PROBLEM
Print the material below exactly as it stands, please, from its first line to the line holding "i_load_flat = [1.8, 1.8, 1.8, 1.2, 1.15, 1.1, 1.1]", with no pictures.

PROVIDED DATA
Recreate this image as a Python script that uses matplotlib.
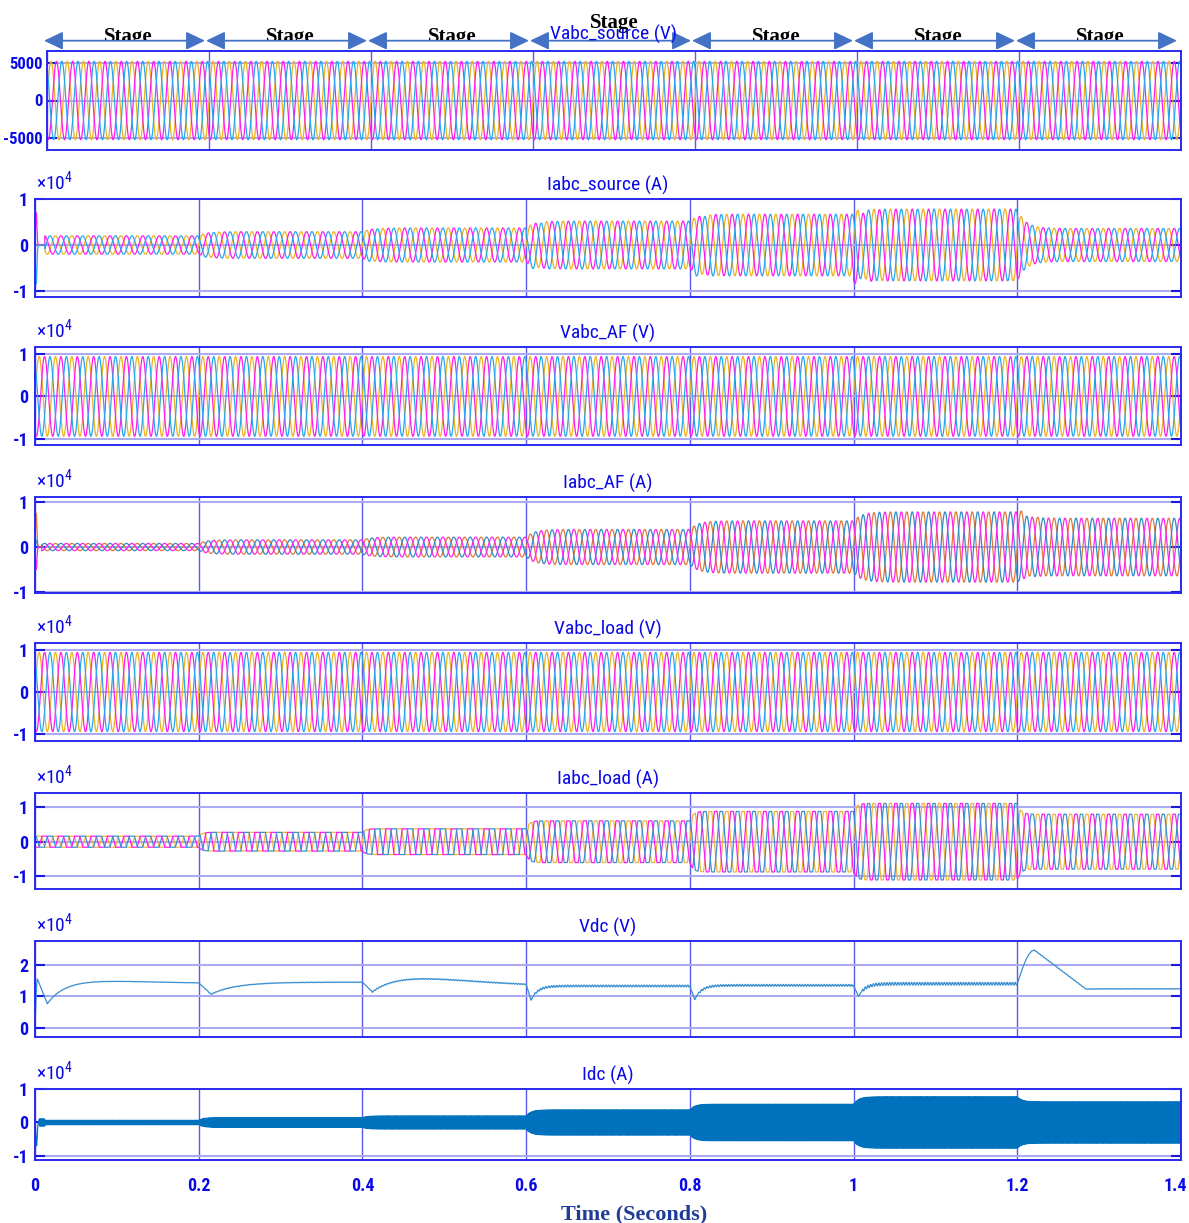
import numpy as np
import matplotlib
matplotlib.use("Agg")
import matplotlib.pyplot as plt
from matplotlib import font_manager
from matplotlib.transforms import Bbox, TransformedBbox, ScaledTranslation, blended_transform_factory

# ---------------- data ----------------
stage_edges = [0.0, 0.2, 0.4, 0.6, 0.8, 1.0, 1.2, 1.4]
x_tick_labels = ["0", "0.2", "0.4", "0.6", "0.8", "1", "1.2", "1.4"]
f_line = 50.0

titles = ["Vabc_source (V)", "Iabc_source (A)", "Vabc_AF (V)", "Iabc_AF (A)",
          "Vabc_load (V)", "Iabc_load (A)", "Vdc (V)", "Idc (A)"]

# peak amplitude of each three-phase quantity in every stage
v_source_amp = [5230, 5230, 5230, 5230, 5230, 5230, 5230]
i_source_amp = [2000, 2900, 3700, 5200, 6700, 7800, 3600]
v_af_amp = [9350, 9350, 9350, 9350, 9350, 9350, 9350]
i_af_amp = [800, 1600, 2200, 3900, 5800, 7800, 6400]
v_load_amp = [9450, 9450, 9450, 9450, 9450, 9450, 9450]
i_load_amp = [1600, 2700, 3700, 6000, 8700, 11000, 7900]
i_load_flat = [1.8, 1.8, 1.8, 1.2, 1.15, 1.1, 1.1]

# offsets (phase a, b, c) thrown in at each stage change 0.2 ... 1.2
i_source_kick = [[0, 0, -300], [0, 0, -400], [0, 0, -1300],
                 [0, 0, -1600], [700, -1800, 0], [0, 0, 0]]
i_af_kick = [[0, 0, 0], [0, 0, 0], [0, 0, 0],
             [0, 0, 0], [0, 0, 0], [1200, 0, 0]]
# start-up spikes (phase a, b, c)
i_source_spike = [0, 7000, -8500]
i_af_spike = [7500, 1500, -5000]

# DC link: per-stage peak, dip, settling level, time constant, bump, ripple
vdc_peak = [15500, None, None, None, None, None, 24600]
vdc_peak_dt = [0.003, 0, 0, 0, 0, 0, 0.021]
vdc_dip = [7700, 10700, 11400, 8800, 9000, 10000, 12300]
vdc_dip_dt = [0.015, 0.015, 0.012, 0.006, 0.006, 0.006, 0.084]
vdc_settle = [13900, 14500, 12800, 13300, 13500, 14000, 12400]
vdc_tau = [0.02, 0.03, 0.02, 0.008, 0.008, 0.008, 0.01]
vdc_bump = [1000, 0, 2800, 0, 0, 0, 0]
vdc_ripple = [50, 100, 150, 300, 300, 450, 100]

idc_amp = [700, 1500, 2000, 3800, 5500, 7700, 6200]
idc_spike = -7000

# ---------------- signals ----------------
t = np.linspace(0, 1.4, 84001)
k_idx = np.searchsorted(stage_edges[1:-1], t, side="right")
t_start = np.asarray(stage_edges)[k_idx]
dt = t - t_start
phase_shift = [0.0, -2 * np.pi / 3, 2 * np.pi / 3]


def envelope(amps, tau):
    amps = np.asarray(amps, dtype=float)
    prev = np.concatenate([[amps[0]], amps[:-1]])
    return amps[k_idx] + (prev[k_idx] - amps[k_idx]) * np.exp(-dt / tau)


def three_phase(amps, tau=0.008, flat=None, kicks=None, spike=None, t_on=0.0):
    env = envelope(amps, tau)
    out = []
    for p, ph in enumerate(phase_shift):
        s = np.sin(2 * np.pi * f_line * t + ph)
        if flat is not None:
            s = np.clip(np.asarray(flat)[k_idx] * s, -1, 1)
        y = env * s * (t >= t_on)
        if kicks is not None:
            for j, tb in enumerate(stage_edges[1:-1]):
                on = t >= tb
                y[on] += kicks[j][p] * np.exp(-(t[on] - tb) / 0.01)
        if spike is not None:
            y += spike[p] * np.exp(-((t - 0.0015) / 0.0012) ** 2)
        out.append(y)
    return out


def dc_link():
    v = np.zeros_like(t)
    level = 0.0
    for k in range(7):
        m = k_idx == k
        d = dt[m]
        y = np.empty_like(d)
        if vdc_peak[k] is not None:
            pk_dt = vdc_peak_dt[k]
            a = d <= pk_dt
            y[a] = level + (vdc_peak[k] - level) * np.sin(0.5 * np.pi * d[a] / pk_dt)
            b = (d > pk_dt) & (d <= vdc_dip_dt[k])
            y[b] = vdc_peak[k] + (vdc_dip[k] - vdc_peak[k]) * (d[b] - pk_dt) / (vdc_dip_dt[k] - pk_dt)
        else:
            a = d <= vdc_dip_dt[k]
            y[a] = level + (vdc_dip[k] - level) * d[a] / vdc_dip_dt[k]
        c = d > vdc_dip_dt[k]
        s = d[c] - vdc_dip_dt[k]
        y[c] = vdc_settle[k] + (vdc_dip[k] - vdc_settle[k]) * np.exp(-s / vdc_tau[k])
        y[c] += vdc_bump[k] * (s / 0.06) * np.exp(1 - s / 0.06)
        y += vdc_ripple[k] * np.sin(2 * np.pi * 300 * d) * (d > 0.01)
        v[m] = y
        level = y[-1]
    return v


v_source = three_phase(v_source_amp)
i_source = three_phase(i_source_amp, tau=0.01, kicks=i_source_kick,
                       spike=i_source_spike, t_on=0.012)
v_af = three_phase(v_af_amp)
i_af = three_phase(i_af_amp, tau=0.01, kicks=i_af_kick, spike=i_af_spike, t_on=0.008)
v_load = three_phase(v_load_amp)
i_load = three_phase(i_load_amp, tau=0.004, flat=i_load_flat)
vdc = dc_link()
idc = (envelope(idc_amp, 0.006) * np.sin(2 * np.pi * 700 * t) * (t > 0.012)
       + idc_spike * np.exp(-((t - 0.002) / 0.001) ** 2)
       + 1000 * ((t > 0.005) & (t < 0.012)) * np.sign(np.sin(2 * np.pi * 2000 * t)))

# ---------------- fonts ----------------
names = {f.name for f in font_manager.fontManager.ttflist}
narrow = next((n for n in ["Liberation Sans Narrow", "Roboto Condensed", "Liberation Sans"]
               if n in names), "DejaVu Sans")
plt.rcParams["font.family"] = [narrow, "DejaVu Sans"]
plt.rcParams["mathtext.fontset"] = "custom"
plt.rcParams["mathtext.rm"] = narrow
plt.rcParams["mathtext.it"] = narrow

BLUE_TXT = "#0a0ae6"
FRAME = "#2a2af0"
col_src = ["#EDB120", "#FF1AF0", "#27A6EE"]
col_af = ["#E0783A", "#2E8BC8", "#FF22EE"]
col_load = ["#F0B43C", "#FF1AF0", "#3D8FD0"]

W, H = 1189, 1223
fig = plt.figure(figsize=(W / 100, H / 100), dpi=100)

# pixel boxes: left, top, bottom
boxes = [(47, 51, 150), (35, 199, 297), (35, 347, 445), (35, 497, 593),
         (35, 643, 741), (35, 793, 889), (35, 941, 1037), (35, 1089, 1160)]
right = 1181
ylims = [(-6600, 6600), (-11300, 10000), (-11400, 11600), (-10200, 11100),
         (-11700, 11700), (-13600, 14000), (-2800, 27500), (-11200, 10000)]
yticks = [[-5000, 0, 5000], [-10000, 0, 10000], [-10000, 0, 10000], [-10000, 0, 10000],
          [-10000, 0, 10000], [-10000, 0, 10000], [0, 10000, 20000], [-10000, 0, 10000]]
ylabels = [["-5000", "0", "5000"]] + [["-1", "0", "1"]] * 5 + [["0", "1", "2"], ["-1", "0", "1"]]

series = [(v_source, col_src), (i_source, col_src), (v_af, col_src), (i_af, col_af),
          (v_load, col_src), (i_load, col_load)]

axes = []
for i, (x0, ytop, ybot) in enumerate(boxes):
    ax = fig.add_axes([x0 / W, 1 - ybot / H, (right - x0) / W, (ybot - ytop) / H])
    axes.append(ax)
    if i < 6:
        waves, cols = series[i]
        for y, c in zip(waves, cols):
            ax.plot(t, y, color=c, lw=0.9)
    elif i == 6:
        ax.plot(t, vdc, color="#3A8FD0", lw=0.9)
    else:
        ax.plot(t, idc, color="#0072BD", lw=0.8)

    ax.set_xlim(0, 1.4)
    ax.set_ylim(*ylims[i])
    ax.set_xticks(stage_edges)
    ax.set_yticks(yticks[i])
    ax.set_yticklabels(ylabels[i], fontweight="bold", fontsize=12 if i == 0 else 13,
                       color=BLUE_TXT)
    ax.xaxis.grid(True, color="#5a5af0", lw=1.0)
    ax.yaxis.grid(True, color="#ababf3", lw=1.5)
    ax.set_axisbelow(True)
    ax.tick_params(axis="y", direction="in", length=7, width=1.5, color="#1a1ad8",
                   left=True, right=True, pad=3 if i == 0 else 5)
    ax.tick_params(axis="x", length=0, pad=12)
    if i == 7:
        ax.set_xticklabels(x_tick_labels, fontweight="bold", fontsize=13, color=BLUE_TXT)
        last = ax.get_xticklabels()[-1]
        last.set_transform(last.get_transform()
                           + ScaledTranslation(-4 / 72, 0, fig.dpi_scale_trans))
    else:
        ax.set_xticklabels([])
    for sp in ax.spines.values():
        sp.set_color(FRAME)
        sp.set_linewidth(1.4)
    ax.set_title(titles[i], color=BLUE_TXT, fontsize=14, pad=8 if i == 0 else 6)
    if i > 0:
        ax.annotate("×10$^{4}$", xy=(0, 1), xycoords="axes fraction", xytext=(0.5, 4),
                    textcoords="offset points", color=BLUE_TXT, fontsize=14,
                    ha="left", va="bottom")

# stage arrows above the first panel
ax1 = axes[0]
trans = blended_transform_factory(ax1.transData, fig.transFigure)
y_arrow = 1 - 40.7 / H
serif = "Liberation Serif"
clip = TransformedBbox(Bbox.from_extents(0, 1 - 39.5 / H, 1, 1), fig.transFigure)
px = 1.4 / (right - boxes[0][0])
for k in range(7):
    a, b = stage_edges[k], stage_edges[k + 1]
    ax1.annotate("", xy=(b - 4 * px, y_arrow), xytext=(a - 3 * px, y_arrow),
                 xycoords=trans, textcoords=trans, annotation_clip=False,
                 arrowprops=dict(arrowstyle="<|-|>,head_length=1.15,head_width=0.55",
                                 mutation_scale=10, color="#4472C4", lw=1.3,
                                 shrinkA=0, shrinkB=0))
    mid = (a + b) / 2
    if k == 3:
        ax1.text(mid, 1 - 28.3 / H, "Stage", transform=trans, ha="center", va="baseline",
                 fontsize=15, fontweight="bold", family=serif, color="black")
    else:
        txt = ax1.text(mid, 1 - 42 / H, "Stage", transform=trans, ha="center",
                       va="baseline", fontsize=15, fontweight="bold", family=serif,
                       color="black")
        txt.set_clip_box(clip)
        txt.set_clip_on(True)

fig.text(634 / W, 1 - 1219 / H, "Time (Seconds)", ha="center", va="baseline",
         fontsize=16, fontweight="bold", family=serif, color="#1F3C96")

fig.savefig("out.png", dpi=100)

RESULT
Recreate this image as a Python script that uses matplotlib.
import numpy as np
import matplotlib
matplotlib.use("Agg")
import matplotlib.pyplot as plt
from matplotlib import font_manager
from matplotlib.transforms import Bbox, TransformedBbox, ScaledTranslation, blended_transform_factory

# ---------------- data ----------------
stage_edges = [0.0, 0.2, 0.4, 0.6, 0.8, 1.0, 1.2, 1.4]
x_tick_labels = ["0", "0.2", "0.4", "0.6", "0.8", "1", "1.2", "1.4"]
f_line = 50.0

titles = ["Vabc_source (V)", "Iabc_source (A)", "Vabc_AF (V)", "Iabc_AF (A)",
          "Vabc_load (V)", "Iabc_load (A)", "Vdc (V)", "Idc (A)"]

# peak amplitude of each three-phase quantity in every stage
v_source_amp = [5230, 5230, 5230, 5230, 5230, 5230, 5230]
i_source_amp = [2000, 2900, 3700, 5200, 6700, 7800, 3600]
v_af_amp = [9350, 9350, 9350, 9350, 9350, 9350, 9350]
i_af_amp = [800, 1600, 2200, 3900, 5800, 7800, 6400]
v_load_amp = [9450, 9450, 9450, 9450, 9450, 9450, 9450]
i_load_amp = [1600, 2700, 3700, 6000, 8700, 11000, 7900]
i_load_flat = [1.8, 1.8, 1.8, 1.2, 1.15, 1.1, 1.1]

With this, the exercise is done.